Social Studies lessons in grade school were marked by the acronyms
AVSECOM (for Aviation Security Command), ATOM (for August Twenty One Movement), and JAJA (for Justice for Aquino, Justice for All) which progressed to the marriage of Doy Laurel’s UNIDO (United Nationalist Democratic Organization) and Cory Aquino’s LABAN (Laban ng Bayan) in high school.
For a time, classroom discussions centered on that man who flew home via a China Airlines jet from Taipei by the name of Marcial Bonifacio (Marcial for Martial Law, Bonifacio to represent his imprisonment in Fort Bonifacio).
It appeared as though his escorts – militarymen at that – had ushered him to his grave with ex-convict Rolando Galman, entering the picture, as the assassin. Reports later that day of August 21 (exactly 25 years ago today) identified him as Sen. Benigno “Ninoy” S. Aquino, Jr. who had come home – leaving behind a family and a good life in Boston, Massachusetts – passionate about public service because the “Filipino is worth dying for.”
Ninoy’s funeral march from the Sto. Domingo Church in Quezon City to the Manila Memorial Park in Parañaque was attended by around two million people – said to be the longest funeral march in world history.
After that, the nation was in unrest. A series of nationwide protests, noise barrage, yellow-confetti rallies, call for civil disobedience was mounted against two decades of Marcos dictatorship.
At 14 years old, I found myself enraged by a news item on the government’s rejection of the findings presented by jurist Corazon Agrava of the Agrava Fact-Finding Board that indeed there was military conspiracy in the Aquino slay.

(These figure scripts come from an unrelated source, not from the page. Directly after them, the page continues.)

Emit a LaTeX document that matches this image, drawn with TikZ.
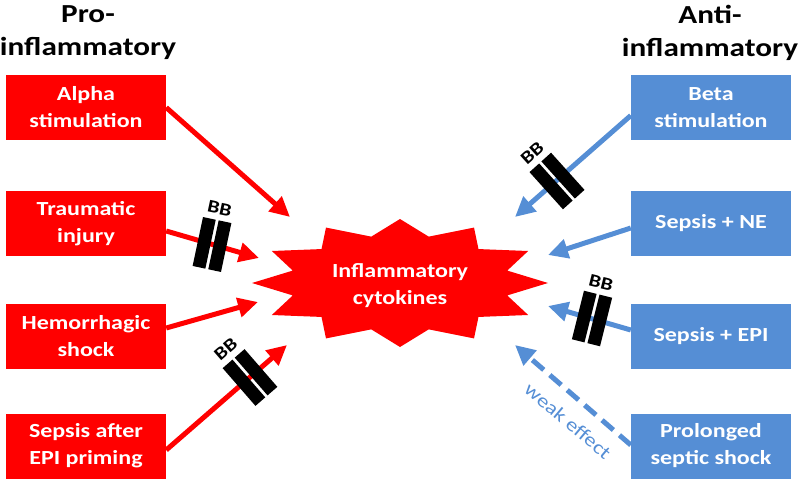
\documentclass[tikz,border=0pt]{standalone}
\usepackage{fontspec}
\setmainfont{Carlito}[FakeStretch=1.2]
\usetikzlibrary{arrows.meta,calc}
\definecolor{redc}{HTML}{FF0000}
\definecolor{bluec}{HTML}{558ED5}
\tikzset{
  redbox/.style={fill=redc, text=white, font=\bfseries\fontsize{20}{27}\selectfont,
    minimum width=160pt, minimum height=65pt, align=center, inner sep=0pt},
  bluebox/.style={redbox, fill=bluec},
  redarrow/.style={draw=redc, line width=5pt, -{Triangle[length=20pt,width=19pt]}},
  bluearrow/.style={redarrow, draw=bluec},
  dasharrow/.style={bluearrow, dash pattern=on 15pt off 8pt},
  bbtext/.style={font=\bfseries\fontsize{18}{18}\selectfont, transform shape, inner sep=0pt},
  titletext/.style={font=\bfseries\fontsize{26}{33}\selectfont, align=center, inner sep=0pt},
  startext/.style={text=white, font=\bfseries\fontsize{20}{27}\selectfont, align=center, inner sep=0pt},
  weaktext/.style={text=bluec, font=\fontsize{19}{19}\selectfont, inner sep=0pt},
  bb/.pic={
    \fill[black] (-14.5,-25) rectangle (-1.5,25);
    \fill[black] (1.5,-25) rectangle (14.5,25);
    \node[bbtext] (-lbl) at (0,-37) {BB};
  }
}
\begin{document}
\begin{tikzpicture}[x=1pt,y=-1pt]
\useasboundingbox (0,0) rectangle (800,479);

% titles
\node[titletext] (protitle) at (88,33) {Pro-\\inflammatory};
\node[titletext] (antititle) at (710,33) {Anti-\\inflammatory};

% left boxes
\node[redbox] (alpha) at (86,107.5) {Alpha\\stimulation};
\node[redbox] (trauma) at (86,223.5) {Traumatic\\injury};
\node[redbox] (hemo) at (86,336.5) {Hemorrhagic\\shock};
\node[redbox] (sepepi) at (86,446) {Sepsis after\\EPI priming};

% right boxes
\node[bluebox] (beta) at (711,107.5) {Beta\\stimulation};
\node[bluebox] (sepne) at (711,223.5) {Sepsis + NE};
\node[bluebox] (sepepib) at (711,336.5) {Sepsis + EPI};
\node[bluebox] (prolong) at (711,446) {Prolonged\\septic shock};

% star
\begin{scope}[shift={(400,283)}]
\fill[redc] (0:148 and 64) \foreach \a in {0,30,...,330} { -- (\a+15:111 and 48) -- (\a+30:148 and 64) } -- cycle;
\end{scope}
\node[startext] (cyto) at (400,286) {Inflammatory\\cytokines};

% arrow tips
\coordinate (t1) at (290,217);
\coordinate (t2) at (259,258);
\coordinate (t3) at (258,302);
\coordinate (t4) at (287,345);
\coordinate (r1) at (515,217);
\coordinate (r2) at (548,255);
\coordinate (r3) at (548,306);
\coordinate (r4) at (515,345);

% red arrows
\draw[redarrow] (alpha.east) -- (t1);
\draw[redarrow] ($(trauma.east)+(0,7.5)$) -- (t2);
\draw[redarrow] ($(hemo.east)+(0,-8.5)$) -- (t3);
\draw[redarrow] ($(sepepi.east)+(0,4)$) -- (t4);

% blue arrows
\draw[bluearrow] ($(beta.west)+(0,8)$) -- (r1);
\draw[bluearrow] ($(sepne.west)+(0,4.5)$) -- (r2);
\draw[bluearrow] ($(sepepib.west)+(0,-6.5)$) -- (r3);
\draw[dasharrow] ($(prolong.west)+(0,-1)$) -- (r4);

% weak effect label
\node[weaktext, rotate=-40] (weak) at (568,421) {weak effect};

% beta blockers
\pic (bb1) [rotate=-12] at (212,244.5) {bb};
\pic (bb2) [rotate=41] at (250,377.5) {bb};
\pic (bb3) [rotate=42] at (557,181) {bb};
\pic (bb4) [rotate=-14] at (592,318.5) {bb};
\end{tikzpicture}
\end{document}
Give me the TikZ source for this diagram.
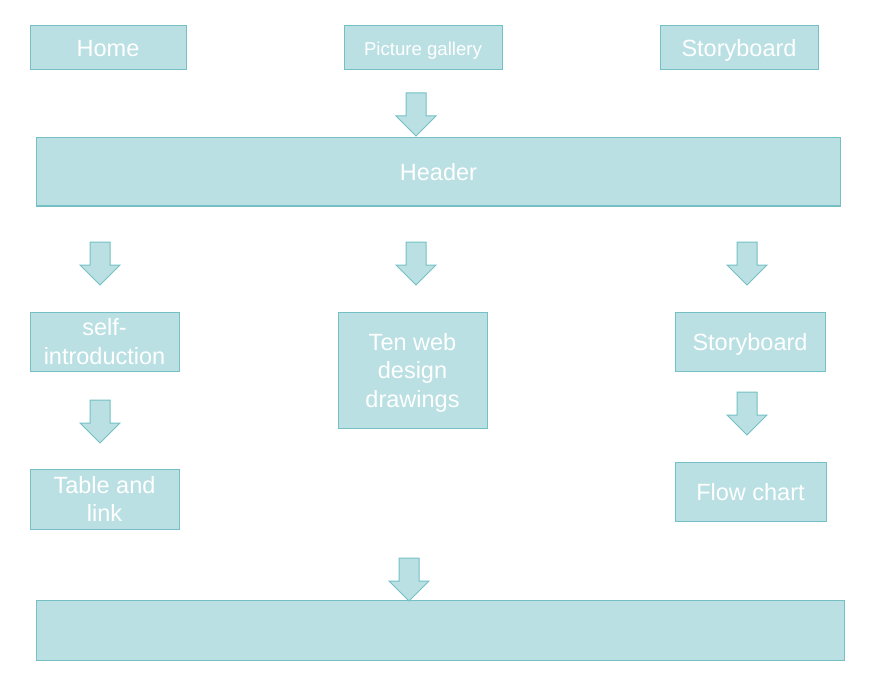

There was outburst for the rigging of the snap election returns called for by Marcos, as claimed by the 30 computer personnel who walked out of polling headquarters.
Ninoy’s patriotic fervor is so contagious – only the heart pierced by the arrow of nationalism could best understand what was happening to the country then. So together with my mother and quite a number of Yellow Ladies, we sought justice on the streets donning yellow shirts matched with yellow leis, brushing aside threats that Cory supporters who will take their sentiments to the streets will die in cold blood.
That time, we believe in justice only the street can provide; that the street should serve as courtroom and the people become instant jurors. Salus populi est suprema lex.
We flaunted our “Sobra Na! Tama Na! Palitan Na!” placards, shouted to the top of our lungs “Ibagsak ang Diktadorya!”, waved our “Ninoy, ‘di ka nag-iisa!” streamers, and sang the anthem “Bayan Ko”.
Twenty five years after, this country is still in a mess. Those in their mid-20s have not seen that turning point in Philippine political history, but even those who had witnessed failed to live up to Ninoy’s ideals.
In this stage of the Arroyo administration where corruption is no longer sugarcoated with masked escorts, but flagrantly done in front of the Filipino people by top government officials, it would be hard to find a man who can stand up knowing fully well he would be shot dead.
Noisy, chatty people inflicted by Messianic complex are standing up against the government in their so-called anti-graft crusades. And these fake heroes just bungle everything up now that corruption and repression is worse than Ninoy’s time.
We need self-denying men who would share in Ninoy’s passion for public service; men who can move this country to the path of regeneration, not oblivion; statesmen who would move our children to respect the lessons of history, not spit and stomp at them.
I may no longer look at events with innocence as when I was just a teenager. Precisely why the screaming, dissenting and resenting can be justified where regeneration will make it necessary.